Plans are afoot to re-enact the ancient Poole ceremony of the 'Beating of the Sea Bounds'. Sunday 14th May 2017.
The first recorded mention of the Poole Harbour bounds occurs in an Inquisition dated 1341. The document to which Poole folk have ever attached most value, is a ‘certificate’ issued in the year 1364 by the mayor and barons of Winchelsea to ‘our most dear friends and allies the mayor and burgesses of the town of Poole’. Winchelsea and Rye were added to the five ancient ports in the south east of England known as the 'Cinque Ports' in the 1200's.
The Cinque Ports were a confederation of towns bound together for mutual protection, coastal defence and to further trade. The monarchy granted them rights, protection and privileges in return for ships and sailors.

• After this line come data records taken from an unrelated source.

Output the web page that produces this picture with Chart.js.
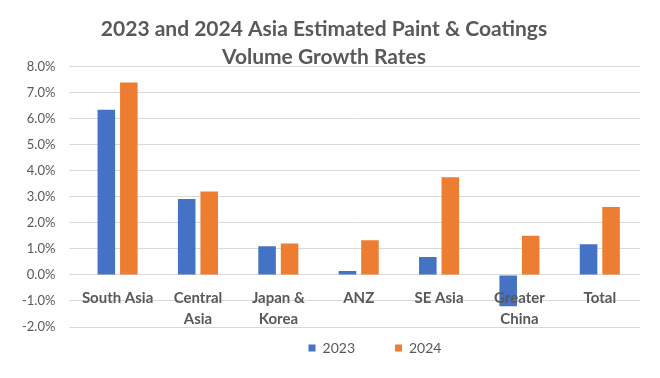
<!DOCTYPE html>
<html>
<head>
<meta charset="utf-8">
<script src="https://cdn.jsdelivr.net/npm/chart.js@4/dist/chart.umd.min.js"></script>
<style>
  html, body { margin: 0; padding: 0; background: #fff; }
  #wrap { width: 660px; height: 378px; }
</style>
</head>
<body>
<div id="wrap"><canvas id="growthChart"></canvas></div>
<script>
// Regions and estimated growth rates (%)
const regions = [
  "South Asia",
  ["Central", "Asia"],
  ["Japan &", "Korea"],
  "ANZ",
  "SE Asia",
  ["Greater", "China"],
  "Total",
];
const growth2023 = [6.34, 2.92, 1.1, 0.15, 0.69, -1.2, 1.18];
const growth2024 = [7.39, 3.2, 1.21, 1.33, 3.75, 1.5, 2.61];
const titleLines = ["2023 and 2024 Asia Estimated Paint & Coatings", "Volume Growth Rates"];

const grey = "#595959";
const fontFamily = "Lato, 'Open Sans', sans-serif";

// move the legend right and up like the original
const legendShift = {
  id: "legendShift",
  afterLayout(chart) {
    chart.legend.left += 51;
    chart.legend.right += 51;
    chart.legend.top -= 26;
    chart.legend.bottom -= 26;
  },
};

const ctx = document.getElementById("growthChart").getContext("2d");
const chart = new Chart(ctx, {
  type: "bar",
  data: {
    labels: regions,
    datasets: [
      {
        label: "2023",
        data: growth2023,
        backgroundColor: "#4472C4",
      },
      {
        label: "2024",
        data: growth2024,
        backgroundColor: "#ED7D31",
      },
    ],
  },
  options: {
    responsive: true,
    maintainAspectRatio: false,
    animation: false,
    categoryPercentage: 0.56,
    barPercentage: 0.78,
    layout: {
      padding: { top: 8, left: 8, right: 20, bottom: -13 },
    },
    plugins: {
      title: {
        display: true,
        text: titleLines,
        color: grey,
        font: { family: fontFamily, size: 21, weight: "bold", lineHeight: 1.3 },
        padding: { top: 8, bottom: -4 },
      },
      legend: {
        position: "bottom",
        labels: {
          boxWidth: 7,
          boxHeight: 7,
          padding: 40,
          color: grey,
          font: { family: fontFamily, size: 14 },
        },
      },
      tooltip: { enabled: false },
    },
    scales: {
      x: {
        position: { y: 0 },
        grid: { display: false },
        border: { display: false },
        ticks: {
          z: 1, // labels are drawn on top of the bars
          color: grey,
          padding: 5,
          font: { family: fontFamily, size: 15, weight: "bold", lineHeight: 1.4 },
        },
      },
      y: {
        min: -2,
        max: 8,
        grid: { color: "#d9d9d9", lineWidth: 1 },
        border: { display: false },
        ticks: {
          stepSize: 1,
          color: grey,
          padding: 14,
          font: { family: fontFamily, size: 13 },
          callback: (value) => value.toFixed(1) + "%",
        },
      },
    },
  },
  plugins: [legendShift],
});
</script>
</body>
</html>
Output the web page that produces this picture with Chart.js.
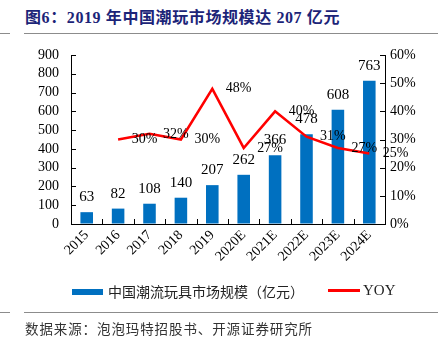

The Winchelsea Certificate, a focal point of the 'Beating of the Sea Bounds', formalised the traditional boundaries around Poole. But for people who did not read and write the boundaries needed to be remembered and passed down from one generation to the next. To this end a rather (in this day and age) draconian ceremony was carried out, known as the 'Pins and Points' ceremony. As the Society of Poole Men record:
'a ceremony was held to check for encroachments or any other offences at which young people were taken round the boundaries. By smiting the hands (in the case of a boy) or being pricked on the hand with a pin (for the girls) at a notable location, they would remember the boundaries and be the “authority” able to give evidence on it and pass on the information to their children later in life'.
It was always considered a great honour to be chosen to be a part of the ceremony and children are still keen to take part.
The Beating of the Sea Bounds ceremony for many reasons has reduced in its grandeur and sense of occasion mainly because of so many health and safety regulations at sea. Some aspects such as walking the plank, boarding a boat from another boat and going ashore at exactly the points where the boundaries traditionally were staked are no longer easy or even possible.
The Society of Poole Men who have worked hard to keep this tradition alive explain the ceremony that should commence after the land boundaries around the Town have been checked:
'The “Admiralty Court” (abolished in 1836) is assembled at the Custom House and the Winchelsea Certificate is read, A boat referred to as the Admiral’s Barge, with the Mayor, Sheriff, Macebearers, Chaplain and Town Crier, in their robes, on board leaves the Quay.
At the same time a jury, including a foreman, costumed as eighteenth century sailors, set sail on a landing craft to carry out their task of checking the boundary stones and marks are intact and reporting on any infringements of the harbour jurisdiction, such as illegal fishing or flotsam and jetsam.
The Admiral’s Barge sails to the Wareham Channel. There the Mayor of Wareham challenges the Mayor of Poole. (apparently the men of Wareham were particularly troublesome about Poole’s boundary, possibly because at the time of the Winchelsea Certificate, Poole’s importance as a town and port was increasing while that of Wareham was decreasing).
The boats then proceed to Brownsea Island and the North Haven (Sandbanks) and out to sea “as farr…as a Humber barrell maie be seene and descried in the sea”. (A Humber barrel is very large – it holds 42 gallons).
On the return journey to the Town Quay pirates make a spectacular attack and board the Admiral’s Barge. After a skirmish in which one of their number is slain and his corpse displayed from the main mast to deter further attacks the remainder are overcome and taken ashore to be tried at the closing of the Admiralty Court.
The jury reports any offences it has discovered. In the past these have included felonies in the port, piracy, flotsam, bodies in the sea, the killing of any man within a ship; all those “that makyth anye frayes or draweth anye weopen to make anye frayes”; the buying and selling of stolen goods; disobedience to the “stays” of shipping to serve the King; those who took the King’s wages, press or conduct money and had not served accordingly; the dragging of oysters out of season, or taking undersized oysters or mussels, fishing on Sundays, not bringing fish to the market for sale, or using line, thread or “other lyke Engynnes” to take birds at times of the year when “other poore men” take fowl with their nets “whereby they are greatly hyndryde”. The jurymen’s job is over when they present “their defaults and plaints” and the Sheriff determines the appropriate penalty.
The Mayor’s last duty before closing the ceremonies is to throw shiny new coins from the steps of the Custom House which children are encouraged to catch or scamper to collect – again a way of impressing the importance of boundaries on young minds in an enjoyable way.
Plans are progressing to enable a few observers to come along and be on the 'Mayor's Barge' which, thanks to Matt and Fiona who are Greenslades will be the Purbeck Gem. All places now gone!